O feminismo não pode pleitear uma revolução que não passe pela reflexão profunda sobre a ideia hierárquica de poder, que divide a sociedade entre “nós e eles”. Tampouco pode se deixar levar por uma ideia perigosa de igualdade ou equidade que não confronte as dinâmicas sociopolíticas que ditam as regras opressoras.

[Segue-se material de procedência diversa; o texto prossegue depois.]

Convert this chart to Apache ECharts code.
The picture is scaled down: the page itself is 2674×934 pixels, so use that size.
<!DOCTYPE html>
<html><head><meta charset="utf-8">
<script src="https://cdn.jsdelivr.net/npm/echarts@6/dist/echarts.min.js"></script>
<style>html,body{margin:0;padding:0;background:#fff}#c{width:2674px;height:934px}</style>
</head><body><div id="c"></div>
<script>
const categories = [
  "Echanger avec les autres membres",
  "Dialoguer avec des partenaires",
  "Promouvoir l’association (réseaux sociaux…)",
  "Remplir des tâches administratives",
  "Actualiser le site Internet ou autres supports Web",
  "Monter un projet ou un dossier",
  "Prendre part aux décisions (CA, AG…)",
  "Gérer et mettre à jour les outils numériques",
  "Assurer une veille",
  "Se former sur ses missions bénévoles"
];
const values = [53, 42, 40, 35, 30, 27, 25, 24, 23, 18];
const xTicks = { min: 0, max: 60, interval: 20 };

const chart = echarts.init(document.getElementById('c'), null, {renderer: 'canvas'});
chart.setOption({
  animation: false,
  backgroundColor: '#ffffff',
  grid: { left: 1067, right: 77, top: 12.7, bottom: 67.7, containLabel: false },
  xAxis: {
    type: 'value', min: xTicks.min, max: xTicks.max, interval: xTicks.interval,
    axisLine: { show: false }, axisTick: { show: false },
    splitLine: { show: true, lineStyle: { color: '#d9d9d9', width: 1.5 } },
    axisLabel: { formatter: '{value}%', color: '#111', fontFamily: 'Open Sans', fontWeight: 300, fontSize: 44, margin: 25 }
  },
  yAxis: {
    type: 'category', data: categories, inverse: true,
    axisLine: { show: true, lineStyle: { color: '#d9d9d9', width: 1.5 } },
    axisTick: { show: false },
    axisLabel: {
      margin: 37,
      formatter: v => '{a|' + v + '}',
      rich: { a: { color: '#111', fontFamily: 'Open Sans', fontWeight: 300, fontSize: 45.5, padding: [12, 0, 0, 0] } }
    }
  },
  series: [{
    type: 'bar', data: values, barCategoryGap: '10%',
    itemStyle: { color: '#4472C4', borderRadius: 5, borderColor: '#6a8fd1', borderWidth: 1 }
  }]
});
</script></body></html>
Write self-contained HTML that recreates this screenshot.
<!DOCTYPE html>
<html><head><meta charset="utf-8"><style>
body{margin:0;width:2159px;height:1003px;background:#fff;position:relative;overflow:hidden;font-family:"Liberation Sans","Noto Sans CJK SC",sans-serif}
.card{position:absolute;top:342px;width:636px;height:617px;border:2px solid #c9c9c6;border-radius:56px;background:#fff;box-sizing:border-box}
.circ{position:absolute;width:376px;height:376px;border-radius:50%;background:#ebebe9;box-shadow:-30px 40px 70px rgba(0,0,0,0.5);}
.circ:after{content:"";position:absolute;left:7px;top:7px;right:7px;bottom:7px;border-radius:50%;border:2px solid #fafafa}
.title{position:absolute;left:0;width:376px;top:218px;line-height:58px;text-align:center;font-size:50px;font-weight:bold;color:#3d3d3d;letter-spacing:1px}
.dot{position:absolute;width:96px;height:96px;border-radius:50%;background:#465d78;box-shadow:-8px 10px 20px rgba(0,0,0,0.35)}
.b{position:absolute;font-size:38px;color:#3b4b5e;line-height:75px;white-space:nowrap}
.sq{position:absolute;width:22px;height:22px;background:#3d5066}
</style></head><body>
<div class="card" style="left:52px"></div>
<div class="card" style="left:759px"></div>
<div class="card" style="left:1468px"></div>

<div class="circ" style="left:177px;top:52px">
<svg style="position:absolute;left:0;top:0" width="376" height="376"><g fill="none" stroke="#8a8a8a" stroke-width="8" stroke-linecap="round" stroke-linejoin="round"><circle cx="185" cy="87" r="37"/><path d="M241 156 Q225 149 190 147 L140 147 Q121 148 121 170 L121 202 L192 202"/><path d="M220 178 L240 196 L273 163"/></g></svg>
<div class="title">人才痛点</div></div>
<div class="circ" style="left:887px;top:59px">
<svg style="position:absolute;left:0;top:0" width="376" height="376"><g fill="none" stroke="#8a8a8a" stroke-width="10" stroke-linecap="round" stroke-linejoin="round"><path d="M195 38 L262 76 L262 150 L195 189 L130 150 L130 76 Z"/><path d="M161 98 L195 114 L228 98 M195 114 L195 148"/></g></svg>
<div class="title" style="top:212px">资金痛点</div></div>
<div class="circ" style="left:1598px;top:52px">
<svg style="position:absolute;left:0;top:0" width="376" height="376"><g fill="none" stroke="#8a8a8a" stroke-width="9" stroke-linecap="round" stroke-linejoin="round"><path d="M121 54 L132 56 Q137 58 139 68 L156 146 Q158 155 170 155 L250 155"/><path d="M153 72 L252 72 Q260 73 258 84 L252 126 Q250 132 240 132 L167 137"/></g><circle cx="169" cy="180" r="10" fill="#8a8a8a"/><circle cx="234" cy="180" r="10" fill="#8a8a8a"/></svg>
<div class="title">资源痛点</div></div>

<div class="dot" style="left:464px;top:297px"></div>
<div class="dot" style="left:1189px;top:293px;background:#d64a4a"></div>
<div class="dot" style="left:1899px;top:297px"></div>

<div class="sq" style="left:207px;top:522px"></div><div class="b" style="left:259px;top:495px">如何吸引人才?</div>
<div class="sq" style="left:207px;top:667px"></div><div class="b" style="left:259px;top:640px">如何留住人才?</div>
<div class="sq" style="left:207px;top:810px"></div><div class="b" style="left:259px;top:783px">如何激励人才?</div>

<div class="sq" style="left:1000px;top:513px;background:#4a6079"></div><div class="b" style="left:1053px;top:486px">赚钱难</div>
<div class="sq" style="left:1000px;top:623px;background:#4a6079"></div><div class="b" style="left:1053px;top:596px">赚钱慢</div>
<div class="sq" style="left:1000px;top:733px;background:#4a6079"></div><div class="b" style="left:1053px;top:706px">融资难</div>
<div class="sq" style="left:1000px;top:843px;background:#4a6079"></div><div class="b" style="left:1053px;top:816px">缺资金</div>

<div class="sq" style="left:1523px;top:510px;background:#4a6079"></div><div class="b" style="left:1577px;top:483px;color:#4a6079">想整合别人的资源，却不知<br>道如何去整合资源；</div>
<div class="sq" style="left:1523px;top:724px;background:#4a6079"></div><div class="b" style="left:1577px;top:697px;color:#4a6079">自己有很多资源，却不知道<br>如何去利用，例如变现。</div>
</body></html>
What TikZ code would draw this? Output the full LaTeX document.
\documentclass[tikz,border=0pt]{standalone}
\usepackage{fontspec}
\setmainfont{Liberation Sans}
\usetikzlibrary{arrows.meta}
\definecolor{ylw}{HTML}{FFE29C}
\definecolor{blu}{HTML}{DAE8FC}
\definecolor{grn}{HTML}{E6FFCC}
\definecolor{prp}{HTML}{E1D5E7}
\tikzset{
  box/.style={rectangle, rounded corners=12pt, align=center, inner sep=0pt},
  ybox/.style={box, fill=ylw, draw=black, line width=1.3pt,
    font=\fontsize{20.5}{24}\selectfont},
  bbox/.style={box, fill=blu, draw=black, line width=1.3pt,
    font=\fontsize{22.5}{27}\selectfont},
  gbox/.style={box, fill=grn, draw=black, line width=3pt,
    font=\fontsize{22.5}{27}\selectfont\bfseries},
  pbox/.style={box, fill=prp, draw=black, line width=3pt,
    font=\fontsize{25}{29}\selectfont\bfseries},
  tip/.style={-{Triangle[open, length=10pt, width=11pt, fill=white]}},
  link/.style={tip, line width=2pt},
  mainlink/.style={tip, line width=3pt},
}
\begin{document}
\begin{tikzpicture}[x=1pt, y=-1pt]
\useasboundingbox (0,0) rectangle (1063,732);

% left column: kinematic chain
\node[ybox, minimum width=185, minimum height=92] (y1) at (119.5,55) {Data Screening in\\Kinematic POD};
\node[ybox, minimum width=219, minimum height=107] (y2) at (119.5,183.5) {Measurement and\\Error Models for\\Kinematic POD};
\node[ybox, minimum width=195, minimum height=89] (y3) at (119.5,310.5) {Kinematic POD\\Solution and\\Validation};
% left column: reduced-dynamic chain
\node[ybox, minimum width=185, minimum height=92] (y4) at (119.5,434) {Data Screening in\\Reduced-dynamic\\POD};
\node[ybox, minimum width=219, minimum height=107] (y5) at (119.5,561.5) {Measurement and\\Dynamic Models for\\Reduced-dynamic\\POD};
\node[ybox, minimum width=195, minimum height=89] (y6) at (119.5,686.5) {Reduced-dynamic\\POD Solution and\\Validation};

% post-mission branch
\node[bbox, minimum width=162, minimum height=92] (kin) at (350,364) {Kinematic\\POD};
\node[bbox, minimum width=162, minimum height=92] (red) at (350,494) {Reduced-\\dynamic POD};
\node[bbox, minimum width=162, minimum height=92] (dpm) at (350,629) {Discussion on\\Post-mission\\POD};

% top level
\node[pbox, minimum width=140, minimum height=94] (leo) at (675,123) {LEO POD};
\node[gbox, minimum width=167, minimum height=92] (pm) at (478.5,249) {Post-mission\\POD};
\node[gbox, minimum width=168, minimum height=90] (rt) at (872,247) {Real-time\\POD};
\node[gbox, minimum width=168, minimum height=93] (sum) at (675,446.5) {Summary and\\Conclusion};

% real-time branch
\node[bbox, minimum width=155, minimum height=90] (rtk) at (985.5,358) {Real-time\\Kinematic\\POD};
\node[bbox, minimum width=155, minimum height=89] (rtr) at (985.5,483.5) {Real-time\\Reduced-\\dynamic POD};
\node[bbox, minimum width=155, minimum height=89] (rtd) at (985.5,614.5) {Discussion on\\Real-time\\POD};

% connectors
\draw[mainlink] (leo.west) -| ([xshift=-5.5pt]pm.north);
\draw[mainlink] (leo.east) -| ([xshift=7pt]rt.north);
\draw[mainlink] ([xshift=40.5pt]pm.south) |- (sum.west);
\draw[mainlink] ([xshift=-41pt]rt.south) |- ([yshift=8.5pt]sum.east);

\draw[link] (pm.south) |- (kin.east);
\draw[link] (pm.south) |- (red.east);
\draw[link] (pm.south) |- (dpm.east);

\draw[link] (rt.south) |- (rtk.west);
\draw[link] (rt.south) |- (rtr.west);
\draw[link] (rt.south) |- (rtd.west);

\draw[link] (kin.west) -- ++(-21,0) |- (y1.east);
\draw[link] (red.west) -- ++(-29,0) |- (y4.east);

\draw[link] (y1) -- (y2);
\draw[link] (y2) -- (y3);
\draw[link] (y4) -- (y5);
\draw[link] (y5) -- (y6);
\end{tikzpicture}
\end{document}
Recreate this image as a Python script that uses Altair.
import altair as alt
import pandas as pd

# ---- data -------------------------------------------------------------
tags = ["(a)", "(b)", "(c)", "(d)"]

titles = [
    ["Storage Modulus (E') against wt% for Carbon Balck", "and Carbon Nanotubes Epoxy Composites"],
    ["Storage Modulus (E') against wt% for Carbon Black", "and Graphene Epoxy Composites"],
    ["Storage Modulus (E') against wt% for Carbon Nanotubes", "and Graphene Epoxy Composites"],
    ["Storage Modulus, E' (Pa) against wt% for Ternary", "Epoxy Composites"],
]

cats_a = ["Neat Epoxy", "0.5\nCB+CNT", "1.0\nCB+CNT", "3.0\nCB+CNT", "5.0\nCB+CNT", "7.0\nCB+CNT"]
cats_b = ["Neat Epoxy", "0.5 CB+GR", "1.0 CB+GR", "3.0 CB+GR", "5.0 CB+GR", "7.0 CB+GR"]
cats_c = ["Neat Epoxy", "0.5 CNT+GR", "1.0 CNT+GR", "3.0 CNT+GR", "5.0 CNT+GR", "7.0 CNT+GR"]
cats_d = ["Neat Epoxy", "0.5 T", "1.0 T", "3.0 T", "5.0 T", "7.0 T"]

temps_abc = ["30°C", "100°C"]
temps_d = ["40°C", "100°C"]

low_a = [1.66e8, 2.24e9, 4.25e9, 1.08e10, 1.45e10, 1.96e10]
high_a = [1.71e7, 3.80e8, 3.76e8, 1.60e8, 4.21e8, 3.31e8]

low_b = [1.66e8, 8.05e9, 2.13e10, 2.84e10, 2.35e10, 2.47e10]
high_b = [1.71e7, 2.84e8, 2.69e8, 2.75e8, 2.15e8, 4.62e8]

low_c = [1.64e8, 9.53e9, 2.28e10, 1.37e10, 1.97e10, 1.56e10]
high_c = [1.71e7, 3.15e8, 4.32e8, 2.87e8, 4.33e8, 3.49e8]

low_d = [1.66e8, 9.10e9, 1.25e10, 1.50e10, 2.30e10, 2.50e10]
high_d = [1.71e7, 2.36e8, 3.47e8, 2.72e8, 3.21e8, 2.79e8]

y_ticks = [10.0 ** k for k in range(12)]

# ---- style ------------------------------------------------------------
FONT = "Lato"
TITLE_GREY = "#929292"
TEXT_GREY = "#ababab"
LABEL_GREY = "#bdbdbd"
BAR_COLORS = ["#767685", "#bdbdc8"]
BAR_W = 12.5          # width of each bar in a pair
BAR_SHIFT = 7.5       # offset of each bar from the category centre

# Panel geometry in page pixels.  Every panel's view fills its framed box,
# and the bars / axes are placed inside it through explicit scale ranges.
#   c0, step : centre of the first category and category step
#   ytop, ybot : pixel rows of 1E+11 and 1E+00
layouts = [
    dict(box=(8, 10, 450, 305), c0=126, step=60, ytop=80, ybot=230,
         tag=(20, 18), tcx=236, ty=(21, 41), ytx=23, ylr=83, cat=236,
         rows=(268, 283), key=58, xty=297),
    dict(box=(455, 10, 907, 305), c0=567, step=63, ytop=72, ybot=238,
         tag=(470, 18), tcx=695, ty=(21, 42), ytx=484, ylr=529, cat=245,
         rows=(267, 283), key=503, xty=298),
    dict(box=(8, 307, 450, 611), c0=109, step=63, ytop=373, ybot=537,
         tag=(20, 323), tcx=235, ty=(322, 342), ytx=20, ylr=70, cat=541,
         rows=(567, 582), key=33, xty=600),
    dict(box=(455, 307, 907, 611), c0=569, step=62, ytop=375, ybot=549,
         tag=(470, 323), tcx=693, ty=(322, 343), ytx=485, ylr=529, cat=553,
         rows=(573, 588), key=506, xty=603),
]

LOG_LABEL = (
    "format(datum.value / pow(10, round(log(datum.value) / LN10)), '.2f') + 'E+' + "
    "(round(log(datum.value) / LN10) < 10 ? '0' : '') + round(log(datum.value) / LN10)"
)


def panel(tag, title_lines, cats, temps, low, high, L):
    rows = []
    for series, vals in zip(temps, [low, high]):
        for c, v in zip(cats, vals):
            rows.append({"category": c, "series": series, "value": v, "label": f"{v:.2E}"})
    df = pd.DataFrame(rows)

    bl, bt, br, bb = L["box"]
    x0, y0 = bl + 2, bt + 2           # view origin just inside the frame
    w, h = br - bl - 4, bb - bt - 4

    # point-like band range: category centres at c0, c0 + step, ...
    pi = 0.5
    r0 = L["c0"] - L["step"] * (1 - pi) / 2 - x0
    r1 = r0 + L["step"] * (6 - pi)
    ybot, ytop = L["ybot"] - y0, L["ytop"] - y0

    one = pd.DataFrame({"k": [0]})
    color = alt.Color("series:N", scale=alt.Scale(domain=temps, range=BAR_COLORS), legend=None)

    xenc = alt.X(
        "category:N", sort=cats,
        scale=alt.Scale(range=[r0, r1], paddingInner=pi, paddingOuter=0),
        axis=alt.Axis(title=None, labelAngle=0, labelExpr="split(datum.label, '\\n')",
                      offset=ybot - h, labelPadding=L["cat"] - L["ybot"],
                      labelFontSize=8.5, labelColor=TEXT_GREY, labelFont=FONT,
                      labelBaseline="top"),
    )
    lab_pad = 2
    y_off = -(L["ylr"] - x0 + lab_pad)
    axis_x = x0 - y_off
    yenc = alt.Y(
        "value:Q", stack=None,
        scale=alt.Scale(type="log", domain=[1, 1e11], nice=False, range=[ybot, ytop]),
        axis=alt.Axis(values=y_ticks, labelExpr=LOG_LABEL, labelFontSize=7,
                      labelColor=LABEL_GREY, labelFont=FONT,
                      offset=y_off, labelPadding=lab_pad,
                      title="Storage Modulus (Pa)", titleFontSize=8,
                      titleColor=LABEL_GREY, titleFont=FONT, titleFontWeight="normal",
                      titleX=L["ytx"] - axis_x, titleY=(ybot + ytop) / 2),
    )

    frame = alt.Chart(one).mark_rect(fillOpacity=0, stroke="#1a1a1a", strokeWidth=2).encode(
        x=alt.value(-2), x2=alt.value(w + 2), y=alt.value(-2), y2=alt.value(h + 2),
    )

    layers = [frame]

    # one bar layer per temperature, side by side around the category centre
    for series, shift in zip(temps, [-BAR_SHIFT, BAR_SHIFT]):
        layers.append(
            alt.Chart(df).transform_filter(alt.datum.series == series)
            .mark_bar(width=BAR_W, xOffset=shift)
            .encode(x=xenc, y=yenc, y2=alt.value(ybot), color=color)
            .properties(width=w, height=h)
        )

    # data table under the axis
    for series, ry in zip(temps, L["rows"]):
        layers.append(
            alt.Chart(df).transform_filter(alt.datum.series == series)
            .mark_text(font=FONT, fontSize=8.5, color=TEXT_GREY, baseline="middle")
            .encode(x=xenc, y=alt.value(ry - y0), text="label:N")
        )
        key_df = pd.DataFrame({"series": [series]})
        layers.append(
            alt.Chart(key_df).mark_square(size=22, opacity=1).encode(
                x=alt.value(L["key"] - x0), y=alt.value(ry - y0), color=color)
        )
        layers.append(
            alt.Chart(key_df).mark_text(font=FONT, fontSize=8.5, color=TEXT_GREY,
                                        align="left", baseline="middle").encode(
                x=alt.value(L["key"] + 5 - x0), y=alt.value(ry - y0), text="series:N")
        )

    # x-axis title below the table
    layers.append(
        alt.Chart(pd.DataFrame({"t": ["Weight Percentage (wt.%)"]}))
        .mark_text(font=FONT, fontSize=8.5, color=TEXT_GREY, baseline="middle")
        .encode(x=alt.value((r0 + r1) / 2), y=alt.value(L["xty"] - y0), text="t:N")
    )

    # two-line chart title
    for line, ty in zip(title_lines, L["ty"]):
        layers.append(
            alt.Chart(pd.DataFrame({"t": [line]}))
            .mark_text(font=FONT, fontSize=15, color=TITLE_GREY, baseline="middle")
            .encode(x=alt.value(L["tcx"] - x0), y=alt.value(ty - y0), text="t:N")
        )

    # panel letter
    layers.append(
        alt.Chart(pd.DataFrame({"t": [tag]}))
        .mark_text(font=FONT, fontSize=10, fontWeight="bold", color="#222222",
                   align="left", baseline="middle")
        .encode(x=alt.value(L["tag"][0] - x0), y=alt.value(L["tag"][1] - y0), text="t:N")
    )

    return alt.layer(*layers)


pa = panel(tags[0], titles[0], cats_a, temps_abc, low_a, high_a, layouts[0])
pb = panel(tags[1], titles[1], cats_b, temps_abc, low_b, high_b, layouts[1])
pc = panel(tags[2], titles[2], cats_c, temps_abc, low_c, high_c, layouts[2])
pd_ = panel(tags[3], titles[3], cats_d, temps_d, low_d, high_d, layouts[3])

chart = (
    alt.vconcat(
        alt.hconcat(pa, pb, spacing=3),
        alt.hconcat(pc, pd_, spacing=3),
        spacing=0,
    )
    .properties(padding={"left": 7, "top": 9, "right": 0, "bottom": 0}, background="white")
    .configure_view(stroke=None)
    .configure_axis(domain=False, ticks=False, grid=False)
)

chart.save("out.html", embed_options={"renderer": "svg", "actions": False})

O poder está nu? Não, definitivamente, não está. Ele usa terno cinza ou azul marinho, gravatas sóbrias. Ele se comporta com polidez na aparência para esconder as trapaças e jogos escusos, ele caminha inescrupuloso e narcisista, em um ambiente que sabe que é seu, porque foi ele mesmo, o poder, que o criou. Ou seja, o poder é masculino, em gênero, sexo, ideias, articulações, consequências e ressonâncias. Mas as mulheres estão aí, “à cata” dele, perseguindo uma divisão ou tomada que tem sido articulada pelo feminismo há décadas.
Para muitas mulheres, o entendimento de que esta atmosfera austera e pouco comprometida com a honestidade das ações ou com a compatibilidade entre discurso e prática não cabe em um mundo transformado ainda não amadureceu. Mas Borgen deixa um alerta importantíssimo para todas nós que ainda menosprezamos o empoderamento como condição primordial para reverter as perdas que temos sofridos há séculos:
Não há chances para o triunfo da transformação social proposta e articulada por mulheres, se outras possibilidades de exercício de poder, menos viciadas, mais íntegras e participativas, não forem criadas simultaneamente à tomada do poder sociopolítico.
Para isso, é preciso coragem e entendimento profundo das estruturas que foram construídas no passado e ainda ditam as regras do nosso presente e, possivelmente, futuro.
Essa é a pedra no sapato de Birgitte Nyborg e de todas as mulheres em todas as partes do mundo.